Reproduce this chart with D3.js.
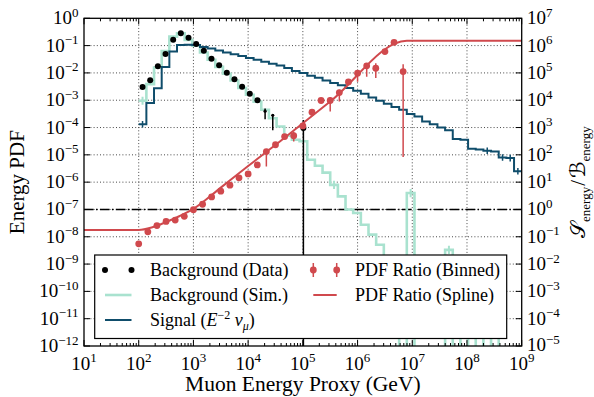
<!DOCTYPE html>
<html>
<head>
<meta charset="utf-8">
<script src="https://cdn.jsdelivr.net/npm/d3@7"></script>
<style>
  html, body { margin: 0; padding: 0; background: #fff; }
  svg { display: block; }
  text { font-family: "Liberation Serif", "DejaVu Serif", serif; fill: #000; }
  .cal { font-family: "DejaVu Sans", "DejaVu Serif", serif; }
</style>
</head>
<body>
<svg id="chart" width="594" height="397"></svg>
<script>
// ---- histogram binning: 50 log-spaced bins from 1e2 to 1e9 GeV (log10 edges) ----
const binEdgeExp = [
  2.00, 2.14, 2.28, 2.42, 2.56, 2.70, 2.84, 2.98, 3.12, 3.26,
  3.40, 3.54, 3.68, 3.82, 3.96, 4.10, 4.24, 4.38, 4.52, 4.66,
  4.80, 4.94, 5.08, 5.22, 5.36, 5.50, 5.64, 5.78, 5.92, 6.06,
  6.20, 6.34, 6.48, 6.62, 6.76, 6.90, 7.04, 7.18, 7.32, 7.46,
  7.60, 7.74, 7.88, 8.02, 8.16, 8.30, 8.44, 8.58, 8.72, 8.86, 9.00
];

// ---- signal PDF (E^-2 nu_mu), log10 per bin ----
const signalExp = [
  -3.88, -3.10, -2.56, -1.78, -1.22, -0.98, -0.97, -0.98, -1.05, -1.11,
  -1.18, -1.25, -1.32, -1.38, -1.45, -1.52, -1.59, -1.66, -1.73, -1.82,
  -1.93, -2.00, -2.10, -2.18, -2.28, -2.37, -2.45, -2.55, -2.65, -2.76,
  -2.90, -3.02, -3.13, -3.25, -3.35, -3.50, -3.60, -3.78, -3.88, -4.00,
  -4.10, -4.42, -4.45, -4.78, -4.80, -4.85, -4.88, -5.10, -5.12, -5.60
];
// bins of the signal histogram that carry a visible error bar
const signalErrBins = [0, 45, 47, 48, 49];

// ---- simulated background PDF, log10 per bin (null = empty bin) ----
const bgSimExp = [
  -3.02, -2.41, -1.80, -1.20, -0.67, -0.55, -0.79, -1.00, -1.25, -1.52,
  -1.78, -2.03, -2.28, -2.55, -2.80, -3.05, -3.35, -3.66, -3.96, -4.30,
  -4.45, -4.50, -5.18, -5.40, -5.65, -6.10, -6.52, -7.00, -7.13, -7.56,
  -7.92, -8.29, -8.80, -9.30, null, -6.40, null, null, null, null,
  -8.48, null, -9.60, null, -10.2, null, -10.5, null, null, null
];
const bgSimErrBins = [0, 25, 35, 40];

// ---- background data PDF, log10 per bin, with error bar limits ----
const bgDataExp = [
  -2.52, -2.27, -1.755, -1.305, -0.79, -0.55, -0.71, -0.94, -1.185, -1.477,
  -1.72, -1.99, -2.23, -2.51, -2.76, -3.00, -3.40, -3.55, null, null,
  null, -4.02
];
const bgDataErrLo = { 16: -3.70, 17: -4.10, 21: -13 };
const bgDataErrHi = { 16: -3.30, 17: -3.50, 21: -3.72 };

// ---- binned signal/background ratio (right axis), log10 ----
const ratioEnergyExp = [
  2.000, 2.167, 2.333, 2.500, 2.667, 2.833, 3.000, 3.167, 3.333, 3.500,
  3.667, 3.833, 4.000, 4.167, 4.333, 4.500, 4.667, 4.833, 5.000, 5.167,
  5.333, 5.500, 5.667, 5.833, 6.000, 6.167, 6.333, 6.500, 6.667, 6.833
];
const ratioExp = [
  -1.26, -0.82, -0.59, -0.44, -0.39, -0.25, -0.01, 0.19, 0.46, 0.67,
  0.89, 1.16, 1.30, 1.63, 2.12, 2.37, 2.67, 2.70, 3.06, 3.56,
  3.99, 3.99, 4.28, 4.67, 4.99, 5.26, 5.17, 5.78, 6.12, 5.05
];
const ratioErrLo = { 14: 1.57, 17: 2.49, 21: 3.59, 22: 3.95, 24: 4.68, 25: 4.86, 26: 4.81, 29: 1.92 };
const ratioErrHi = { 14: 2.18, 17: 2.85, 21: 4.12, 22: 4.38, 24: 5.11, 25: 5.35, 26: 5.35, 29: 5.32 };

// ---- spline fit of the ratio (right axis), knots in log10 ----
const splineEnergyExp = [1.0, 2.0, 2.25, 2.5, 2.75, 3.0, 3.5, 4.0, 4.58, 5.5, 6.9, 9.0];
const splineRatioExp  = [-0.75, -0.75, -0.65, -0.46, -0.24, 0.02, 0.80, 1.59, 2.49, 3.95, 6.18, 6.18];

// ---- axes ----
const xTickExp = [1, 2, 3, 4, 5, 6, 7, 8, 9];
const yLeftTickExp = [0, -1, -2, -3, -4, -5, -6, -7, -8, -9, -10, -11, -12];
const yRightTickExp = [7, 6, 5, 4, 3, 2, 1, 0, -1, -2, -3, -4, -5];
const unityRatio = 1;   // S/B = 1 reference line

const legendRows = [
  ["Background (Data)", "PDF Ratio (Binned)"],
  ["Background (Sim.)", "PDF Ratio (Spline)"],
  ["Signal", null]
];

const colors = {
  signal: "#0f4d6b",
  bgSim: "#a9e2cf",
  data: "#000000",
  ratio: "#d0494d"
};

const p = 10;
const pw = e => Math.pow(p, e);

const svg = d3.select("#chart");
const L = 84, R = 521.7, T = 18.3, B = 346;

const x = d3.scaleLog().domain([1e1, 1e9]).range([L, R]);
const yL = d3.scaleLog().domain([1e-12, 1]).range([B, T]);
const yR = d3.scaleLog().domain([1e-5, 1e7]).range([B, T]);

svg.append("defs").append("clipPath").attr("id", "plotclip")
  .append("rect").attr("x", L).attr("y", T).attr("width", R - L).attr("height", B - T);

// grid
const grid = svg.append("g").attr("stroke", "#333").attr("stroke-width", 0.9)
  .attr("stroke-dasharray", "1,2.2");
xTickExp.slice(1, -1).forEach(e => {
  grid.append("line").attr("x1", x(pw(e))).attr("x2", x(pw(e))).attr("y1", T).attr("y2", B);
});
yLeftTickExp.slice(1, -1).forEach(e => {
  grid.append("line").attr("x1", L).attr("x2", R).attr("y1", yL(pw(e))).attr("y2", yL(pw(e)));
});

const plot = svg.append("g").attr("clip-path", "url(#plotclip)");

// S/B = 1 line
plot.append("line")
  .attr("x1", L).attr("x2", R)
  .attr("y1", yR(unityRatio)).attr("y2", yR(unityRatio))
  .attr("stroke", "#000").attr("stroke-width", 1.5)
  .attr("stroke-dasharray", "9.6,2.4,1.5,2.4");

// step path for a histogram; empty bins drop to the axis floor
function stepPath(vals, yScale, floor) {
  const pts = [];
  vals.forEach((v, i) => {
    const yv = yScale(v == null ? floor : pw(v));
    pts.push([x(pw(binEdgeExp[i])), yv]);
    pts.push([x(pw(binEdgeExp[i + 1])), yv]);
  });
  return d3.line()(pts);
}
function binCenter(i) { return x(pw((binEdgeExp[i] + binEdgeExp[i + 1]) / 2)); }

// simulated background
plot.append("path")
  .attr("d", stepPath(bgSimExp, yL, 1e-13))
  .attr("fill", "none").attr("stroke", colors.bgSim).attr("stroke-width", 2.6);
bgSimErrBins.forEach(i => {
  const v = bgSimExp[i];
  plot.append("line").attr("x1", binCenter(i)).attr("x2", binCenter(i))
    .attr("y1", yL(pw(v - 0.15))).attr("y2", yL(pw(v + 0.15)))
    .attr("stroke", colors.bgSim).attr("stroke-width", 2);
});

// signal
plot.append("path")
  .attr("d", stepPath(signalExp, yL, 1e-13))
  .attr("fill", "none").attr("stroke", colors.signal).attr("stroke-width", 2);
signalErrBins.forEach(i => {
  const v = signalExp[i];
  plot.append("line").attr("x1", binCenter(i)).attr("x2", binCenter(i))
    .attr("y1", yL(pw(v - 0.12))).attr("y2", yL(pw(v + 0.12)))
    .attr("stroke", colors.signal).attr("stroke-width", 1.5);
});

// background data
bgDataExp.forEach((v, i) => {
  if (v == null) return;
  const cx = binCenter(i);
  if (bgDataErrLo[i] != null) {
    plot.append("line").attr("x1", cx).attr("x2", cx)
      .attr("y1", yL(pw(bgDataErrLo[i]))).attr("y2", yL(pw(bgDataErrHi[i])))
      .attr("stroke", colors.data).attr("stroke-width", 1.5);
  }
  plot.append("circle").attr("cx", cx).attr("cy", yL(pw(v)))
    .attr("r", (bgDataErrLo[i] != null && i !== 21) ? 1.6 : 3).attr("fill", colors.data);
});

// binned ratio
ratioExp.forEach((v, i) => {
  const cx = x(pw(ratioEnergyExp[i]));
  if (ratioErrLo[i] != null) {
    plot.append("line").attr("x1", cx).attr("x2", cx)
      .attr("y1", yR(pw(ratioErrLo[i]))).attr("y2", yR(pw(ratioErrHi[i])))
      .attr("stroke", colors.ratio).attr("stroke-width", 1.5);
  }
  plot.append("circle").attr("cx", cx).attr("cy", yR(pw(v)))
    .attr("r", 3.4).attr("fill", colors.ratio);
});

// ratio spline
plot.append("path")
  .attr("d", d3.line().curve(d3.curveMonotoneX)
    .x((d, i) => x(pw(d)))
    .y((d, i) => yR(pw(splineRatioExp[i])))(splineEnergyExp))
  .attr("fill", "none").attr("stroke", colors.ratio).attr("stroke-width", 2);

// ---- legend ----
const lg = svg.append("g");
lg.append("rect").attr("x", 94.7).attr("y", 255).attr("width", 412).attr("height", 83.5)
  .attr("fill", "#fff").attr("stroke", "#000").attr("stroke-width", 1.2);
const rowY = [270, 295, 320];
const col = [{ m0: 105, m1: 131.5, tx: 150 }, { m0: 313.3, m1: 336.7, tx: 355 }];
// row 1
[col[0].m0, col[0].m1].forEach(cx => lg.append("circle").attr("cx", cx).attr("cy", rowY[0]).attr("r", 3).attr("fill", colors.data));
[col[1].m0, col[1].m1].forEach(cx => {
  lg.append("line").attr("x1", cx).attr("x2", cx).attr("y1", rowY[0] - 7).attr("y2", rowY[0] + 7)
    .attr("stroke", colors.ratio).attr("stroke-width", 1.5);
  lg.append("circle").attr("cx", cx).attr("cy", rowY[0]).attr("r", 3.4).attr("fill", colors.ratio);
});
// rows 2,3
lg.append("line").attr("x1", col[0].m0).attr("x2", col[0].m1).attr("y1", rowY[1]).attr("y2", rowY[1])
  .attr("stroke", colors.bgSim).attr("stroke-width", 2.6);
lg.append("line").attr("x1", col[1].m0).attr("x2", col[1].m1).attr("y1", rowY[1]).attr("y2", rowY[1])
  .attr("stroke", colors.ratio).attr("stroke-width", 2);
lg.append("line").attr("x1", col[0].m0).attr("x2", col[0].m1).attr("y1", rowY[2]).attr("y2", rowY[2])
  .attr("stroke", colors.signal).attr("stroke-width", 2);

const lfs = 18;
legendRows.forEach((row, r) => {
  row.forEach((label, c) => {
    if (!label) return;
    const t = lg.append("text").attr("x", col[c].tx).attr("y", rowY[r] + 5.5).attr("font-size", lfs).text(label);
    if (label === "Signal") {
      t.append("tspan").text(" (");
      t.append("tspan").attr("font-style", "italic").text("E");
      t.append("tspan").attr("dy", -7).attr("font-size", 12).text("−2");
      t.append("tspan").attr("dy", 7).text(" ");
      t.append("tspan").attr("font-style", "italic").text("ν");
      t.append("tspan").attr("dy", 4).attr("font-size", 12).attr("font-style", "italic").text("μ");
      t.append("tspan").attr("dy", -4).text(")");
    }
  });
});

// ---- frame and ticks ----
const axes = svg.append("g");
axes.append("rect").attr("x", L).attr("y", T).attr("width", R - L).attr("height", B - T)
  .attr("fill", "none").attr("stroke", "#000").attr("stroke-width", 1.3);

function expLabel(sel, e) {
  sel.text("10");
  sel.append("tspan").attr("dy", -7.5).attr("font-size", 13).text(e < 0 ? "−" + (-e) : String(e));
}
const tk = axes.append("g").attr("stroke", "#000").attr("stroke-width", 1);
xTickExp.forEach(e => {
  const xx = x(pw(e));
  tk.append("line").attr("x1", xx).attr("x2", xx).attr("y1", B).attr("y2", B - 6);
  tk.append("line").attr("x1", xx).attr("x2", xx).attr("y1", T).attr("y2", T + 6);
  if (e < 9) {
    for (let m = 2; m <= 9; m++) {
      const xm = x(m * pw(e));
      tk.append("line").attr("x1", xm).attr("x2", xm).attr("y1", B).attr("y2", B - 3);
      tk.append("line").attr("x1", xm).attr("x2", xm).attr("y1", T).attr("y2", T + 3);
    }
  }
  axes.append("text").attr("x", xx).attr("y", 369.5).attr("text-anchor", "middle")
    .attr("font-size", 19).call(expLabel, e);
});
yLeftTickExp.forEach(e => {
  const yy = yL(pw(e));
  tk.append("line").attr("x1", L).attr("x2", L + 6).attr("y1", yy).attr("y2", yy);
  axes.append("text").attr("x", 78.5).attr("y", yy + 6).attr("text-anchor", "end")
    .attr("font-size", 19).call(expLabel, e);
});
yRightTickExp.forEach(e => {
  const yy = yR(pw(e));
  tk.append("line").attr("x1", R).attr("x2", R - 6).attr("y1", yy).attr("y2", yy);
  axes.append("text").attr("x", 527).attr("y", yy + (e === -5 ? 5 : 6)).attr("text-anchor", "start")
    .attr("font-size", 19).call(expLabel, e);
});

// axis titles
svg.append("text").attr("x", (L + R) / 2).attr("y", 391).attr("text-anchor", "middle")
  .attr("font-size", 21.5).text("Muon Energy Proxy (GeV)");
svg.append("text").attr("transform", `translate(24,${(T + B) / 2}) rotate(-90)`)
  .attr("text-anchor", "middle").attr("font-size", 21).text("Energy PDF");
const rt = svg.append("text").attr("transform", `translate(585,${(T + B) / 2}) rotate(-90)`)
  .attr("text-anchor", "middle").attr("font-size", 21);
rt.append("tspan").attr("class", "cal").text("𝒮");
rt.append("tspan").attr("dy", 4.5).attr("font-size", 13).text("energy");
rt.append("tspan").attr("dy", -4.5).attr("dx", 1).text("/");
rt.append("tspan").attr("class", "cal").attr("dx", 2).text("ℬ");
rt.append("tspan").attr("dy", 4.5).attr("font-size", 13).text("energy");
</script>
</body>
</html>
┄┄┄┄┄┄┄┄┄┄
**Instructions to follow**
Go through the listing above and list every line that has the word "with".

**Written answer**
Reproduce this chart with D3.js.
// ---- background data PDF, log10 per bin, with error bar limits ----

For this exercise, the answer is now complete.